I have concerns about how a relative is bringing up their 5 children – this is not meant to sound judgemental. Kids age range from 16 to 9, plus my relative has an adult daughter in her early twenties. Mum is a single parent early 40’s and I’m 15 years younger.
Mum and kids moved a few years ago to the city where I was studying – no other family members were here apart from me. This was to escape domestic violence from the father of the kids, arranged by social services. I suggested she and the kids come to the city I was so I could provide some support etc. I helped arrange support e.g. housing/schools etc when they arrived. I have continued to provide support and almost is the other parental figures, as quite frankly mum is not coping as she should.
For a backstory, mum’s domestic violence from dad has been longstanding and I’m sure has been her only relationship, I’m sure. She had their first child at 18 and went on to have four more children. He’s been in prison and I’m sure their relationship started as child sexual exploitation (he’s a few years older and they started seen each other from when she was about 13). Dad also smoked heroin / crack at times and created havoc on an estate they lived, accusing a neighbour to say she was raped by him. The eldest child two years ago accused the dad of raping them when they where 12/13. Dad was deported from the country about three years ago.
A few examples
- Mum has a habit every few weeks / month going to the city we all originally came from to go to a parties. They are travelling back from our home city (2/3 hours away) now, as mum went out. Despite one child starting a new school tomorrow due to behaviour concerns and another one having a GCSE resit exam resit in the morning. They are not due back to around 9pm tonight. Mum also did a similar thing when GCSE exams were on
- Children seem slightly behind developmentally (no SEN as far as I know) probably due to the fact kids do not really mix with others or go anywhere. It is very difficult and concerns me I cannot have a serious conversation with the older children about future education / career choices.

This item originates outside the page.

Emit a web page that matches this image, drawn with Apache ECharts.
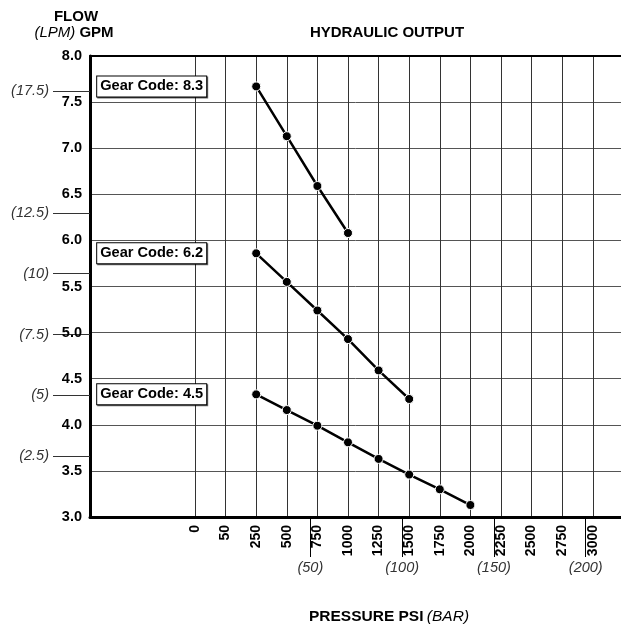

- Mum works in a cosmetic retail store, but often at weekends – both Saturday and Sunday leaving the kids to do as they please, one of the children often stays at a friends house despite mum not having been round and issues in friends house.
Youngest child has a mattress on the floor and no proper bed. (Mum has said she’ll buy one once she decorates – on going for six months now). There is also no carpets in the children’s bedroom
- I’ve suggested a family holiday to a caravan type place, offered to contribute but have been rebuffed (mum seems to think she’s a cut above this) despite the fact she has never taken them away but has managed to go on an adult weekender every year for the past four years.
- Mum has spoken about the dad casually and messaged him despite what has happened, the council at a child protection meeting said if she makes contact / visits him they will not hesitate to take the kids into care
- Mum is also in financial difficulty and expecting bailiffs around again over a parking fine that really could have been avoided. They often live week to week and have no money for food sometimes at the weekends. However, mum has started back up driving lessons
- Mum and the kids to are secretive and often only find out about situations when it’s in crisis.
It seems to me mum is reliving her youth and putting her needs first and it appears she tolerates her kids and doesn’t particularly love them (I could be wrong). She is often in the kitchen watching youtube videos on her phone, whilst the kids are upstairs in the living room / bedrooms up to their own devices.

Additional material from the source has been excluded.